Collision Avoidance using Iterative Dynamic and Nonlinear Programming with Adaptive Grid Refinements
Rebecca Richter, Alberto De Marchi, Matthias Gerdts
TL;DR
The paper tackles collision-avoidant trajectory planning for high-dimensional dynamical systems with obstacles by marrying dynamic programming on a low-dimensional representation with nonlinear programming in the full space, augmented by adaptive state-space grid refinement. The approach uses a penalty term $\rho \mathcal{P}(w)$ and a terminal/feasibility term $\mathcal{M}(w(\tau_f))$ within a DP framework linked to the high-dimensional space via the mapping $\Omega$. A key contribution is replacing penalty-based adaptation with adaptive grid refinement, leveraging cube-based grids from $\text{richter2023adaptive}$ to capture narrow passages efficiently and improve convergence.
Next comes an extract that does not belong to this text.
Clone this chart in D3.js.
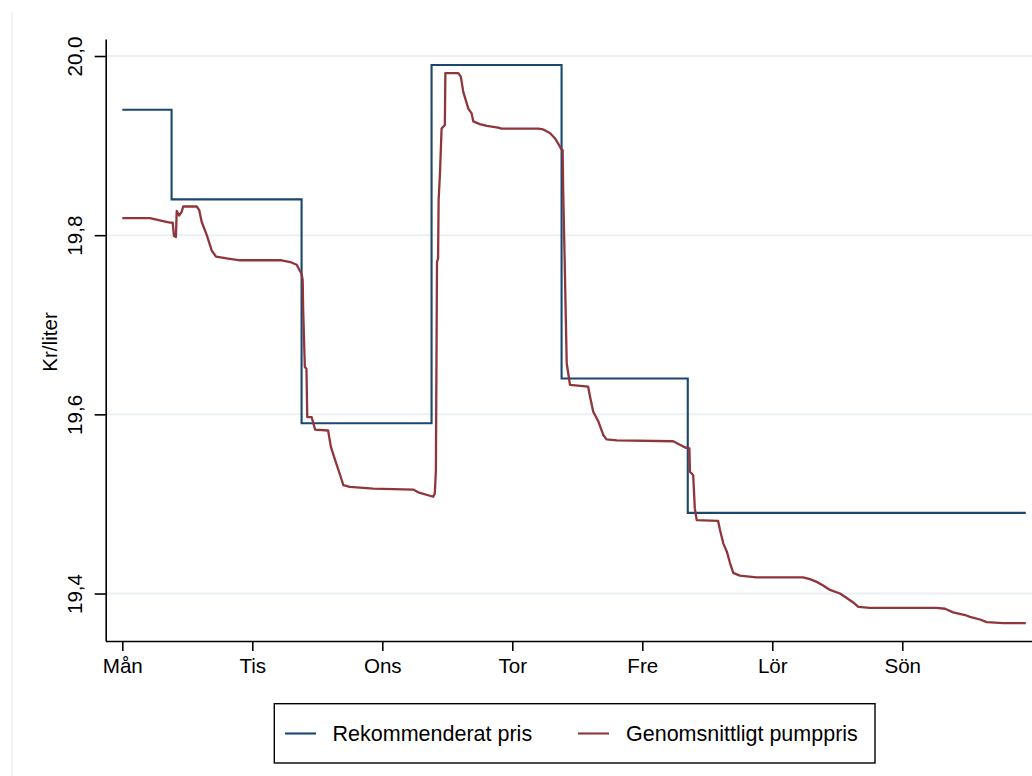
<!DOCTYPE html>
<html>
<head>
<meta charset="utf-8">
<script src="https://cdn.jsdelivr.net/npm/d3@7"></script>
<style>
  html, body { margin: 0; padding: 0; background: #ffffff; }
  svg { display: block; font-family: "Liberation Sans", Arial, Helvetica, sans-serif; }
</style>
</head>
<body>
<svg id="chart" width="1032" height="776"></svg>
<script>
// Weekday tick labels (one per day, hours since Monday 00:00)
const dayLabels = ["Mån", "Tis", "Ons", "Tor", "Fre", "Lör", "Sön"];
const dayHours = [0, 24, 48, 72, 96, 120, 144];

// Price ticks (kr/liter)
const priceTicks = [19.4, 19.6, 19.8, 20.0];

// Recommended price: changes in steps (hour of change, new price)
const recHours = [0, 9.1, 33.1, 57.1, 81.1, 104.4, 166.8];
const recPrice = [19.94, 19.84, 19.59, 19.99, 19.64, 19.49, 19.49];

// Average pump price over the week
const pumpHours = [
  0, 5.1, 7.3, 8.8, 9.3, 9.55, 9.9, 10.05, 10.5, 10.95, 11.25, 11.9, 13.75, 14.2, 14.65,
  15.6, 16.5, 17.3, 19.3, 21.7, 29.4, 31.0, 32.2, 32.8, 33.1, 33.3, 33.4, 33.7, 34.0,
  34.15, 34.95, 35.6, 38.0, 38.5, 39.3, 39.9, 40.5, 40.8, 42.0, 46.3, 53.7, 54.65, 57.4,
  57.7, 57.9, 58.1, 58.3, 58.4, 58.65, 58.95, 59.55, 59.65, 62.0, 62.5, 62.95, 63.9, 64.5,
  64.8, 66.0, 67.3, 69.4, 70.0, 76.8, 77.7, 78.95, 79.9, 80.5, 80.95, 81.3, 81.4, 81.7,
  82.05, 82.65, 86.0, 86.35, 86.95, 87.9, 88.8, 89.4, 91.3, 101.7, 102.95, 103.9, 104.7,
  104.8, 105.4, 105.7, 106.05, 110.0, 110.35, 110.95, 111.6, 112.2, 112.8, 114.0, 117.1,
  125.7, 126.95, 128.2, 129.4, 130.65, 132.5, 133.75, 134.95, 135.9, 138.0, 150.35, 151.9,
  153.4, 155.6, 156.5, 158.35, 159.6, 162.65, 166.8
];
const pumpPrice = [
  19.819, 19.819, 19.816, 19.814, 19.814, 19.799, 19.798, 19.827, 19.822, 19.826, 19.832, 19.832, 19.832, 19.828, 19.815,
  19.800, 19.783, 19.776, 19.774, 19.772, 19.772, 19.770, 19.767, 19.760, 19.757, 19.750, 19.716, 19.653, 19.651,
  19.597, 19.597, 19.583, 19.582, 19.564, 19.549, 19.538, 19.527, 19.521, 19.519, 19.517, 19.516, 19.513, 19.508,
  19.512, 19.538, 19.770, 19.774, 19.839, 19.869, 19.919, 19.923, 19.981, 19.981, 19.977, 19.960, 19.941, 19.936,
  19.927, 19.924, 19.922, 19.920, 19.919, 19.919, 19.918, 19.914, 19.908, 19.902, 19.897, 19.895, 19.850, 19.763,
  19.657, 19.633, 19.631, 19.620, 19.603, 19.592, 19.577, 19.572, 19.571, 19.570, 19.566, 19.563, 19.562,
  19.536, 19.532, 19.495, 19.482, 19.481, 19.471, 19.456, 19.447, 19.434, 19.423, 19.420, 19.418,
  19.418, 19.416, 19.413, 19.409, 19.404, 19.400, 19.395, 19.390, 19.385, 19.384, 19.384, 19.383,
  19.379, 19.376, 19.374, 19.371, 19.368, 19.367, 19.367
];

const seriesNames = ["Rekommenderat pris", "Genomsnittligt pumppris"];
const seriesColors = ["#1a476f", "#90353b"];

const svg = d3.select("#chart");
const fontSize = 20.6;
const legendFontSize = 21.5;

const plot = { left: 105.7, top: 39, bottom: 641 };

const x = d3.scaleLinear().domain([-3.1, 170.5]).range([105.5, 1045.8]);
const y = d3.scaleLinear().domain([19.347, 20.019]).range([plot.bottom, plot.top]);

// Faint outer frame edge
svg.append("line")
  .attr("x1", 12).attr("x2", 12).attr("y1", 12).attr("y2", 776)
  .attr("stroke", "#e9eef1").attr("stroke-width", 1.2);

// Horizontal grid lines
svg.append("g")
  .selectAll("line")
  .data(priceTicks)
  .join("line")
  .attr("x1", plot.left).attr("x2", 1032)
  .attr("y1", d => y(d)).attr("y2", d => y(d))
  .attr("stroke", "#eaf0f3").attr("stroke-width", 2);

const fmt = d => d3.format(".1f")(d).replace(".", ",");

// Y axis
const yAxis = svg.append("g")
  .attr("transform", `translate(${plot.left},0)`)
  .call(d3.axisLeft(y).tickValues(priceTicks).tickSize(11).tickSizeOuter(0).tickFormat(fmt));
yAxis.select(".domain").attr("stroke", "#000").attr("stroke-width", 1.6);
yAxis.selectAll(".tick line").attr("stroke", "#000").attr("stroke-width", 1.6);
yAxis.selectAll(".tick text")
  .attr("font-size", fontSize)
  .attr("font-family", "Liberation Sans, Arial, sans-serif")
  .attr("fill", "#000")
  .attr("text-anchor", "middle")
  .attr("dy", 0)
  .attr("x", 0)
  .attr("transform", "translate(-24,0) rotate(-90)");

// X axis
const xAxis = svg.append("g")
  .attr("transform", `translate(0,${plot.bottom})`)
  .call(d3.axisBottom(x).tickValues(dayHours).tickSize(10).tickSizeOuter(0)
    .tickFormat((d, i) => dayLabels[i]));
xAxis.select(".domain").attr("stroke", "#000").attr("stroke-width", 1.6);
xAxis.selectAll(".tick line").attr("stroke", "#000").attr("stroke-width", 1.6);
xAxis.selectAll(".tick text")
  .attr("font-size", fontSize)
  .attr("font-family", "Liberation Sans, Arial, sans-serif")
  .attr("fill", "#000")
  .attr("dy", 0)
  .attr("y", 31.5);

// Y axis title
svg.append("text")
  .attr("transform", `translate(57,${(plot.top + plot.bottom) / 2 + 2}) rotate(-90)`)
  .attr("text-anchor", "middle")
  .attr("font-size", fontSize)
  .attr("fill", "#000")
  .text("Kr/liter");

// Recommended price (step line)
const recData = recHours.map((h, i) => [h, recPrice[i]]);
svg.append("path")
  .datum(recData)
  .attr("fill", "none")
  .attr("stroke", seriesColors[0])
  .attr("stroke-width", 2.1)
  .attr("d", d3.line().x(d => x(d[0])).y(d => y(d[1])).curve(d3.curveStepAfter));

// Average pump price
const pumpData = pumpHours.map((h, i) => [h, pumpPrice[i]]);
svg.append("path")
  .datum(pumpData)
  .attr("fill", "none")
  .attr("stroke", seriesColors[1])
  .attr("stroke-width", 2.3)
  .attr("stroke-linejoin", "round")
  .attr("d", d3.line().x(d => x(d[0])).y(d => y(d[1])));

// Legend
const legend = svg.append("g");
legend.append("rect")
  .attr("x", 274.3).attr("y", 703.7)
  .attr("width", 600.7).attr("height", 59.3)
  .attr("fill", "#fff").attr("stroke", "#000").attr("stroke-width", 1.4);

const legendItems = [
  { x0: 285, x1: 316, tx: 332.6 },
  { x0: 578, x1: 609, tx: 626 }
];
legendItems.forEach((it, i) => {
  legend.append("line")
    .attr("x1", it.x0).attr("x2", it.x1)
    .attr("y1", 733.5).attr("y2", 733.5)
    .attr("stroke", seriesColors[i]).attr("stroke-width", 2.1);
  legend.append("text")
    .attr("x", it.tx).attr("y", 741)
    .attr("font-size", legendFontSize)
    .attr("fill", "#000")
    .text(seriesNames[i]);
});
</script>
</body>
</html>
Numerical results on a space-manipulator demonstrate higher success rates and robustness compared to fixed-grid IDNP and a full discretization, with substantial reductions in memory and compute time. Overall, the method offers a scalable, robust framework for complex obstacle-avoidant planning where global feasibility and high-dimensional dynamics must be reconciled.
Abstract
Nonlinear optimal control problems for trajectory planning with obstacle avoidance present several challenges. While general-purpose optimizers and dynamic programming methods struggle when adopted separately, their combination enabled by a penalty approach is capable of handling highly nonlinear systems while overcoming the curse of dimensionality. Nevertheless, using dynamic programming with a fixed state space discretization limits the set of reachable solutions, hindering convergence or requiring enormous memory resources for uniformly spaced grids. In this work we solve this issue by incorporating an adaptive refinement of the state space grid, splitting cells where needed to better capture the problem structure while requiring less discretization points overall. Numerical results on a space manipulator demonstrate the improved robustness and efficiency of the combined method with respect to the single components.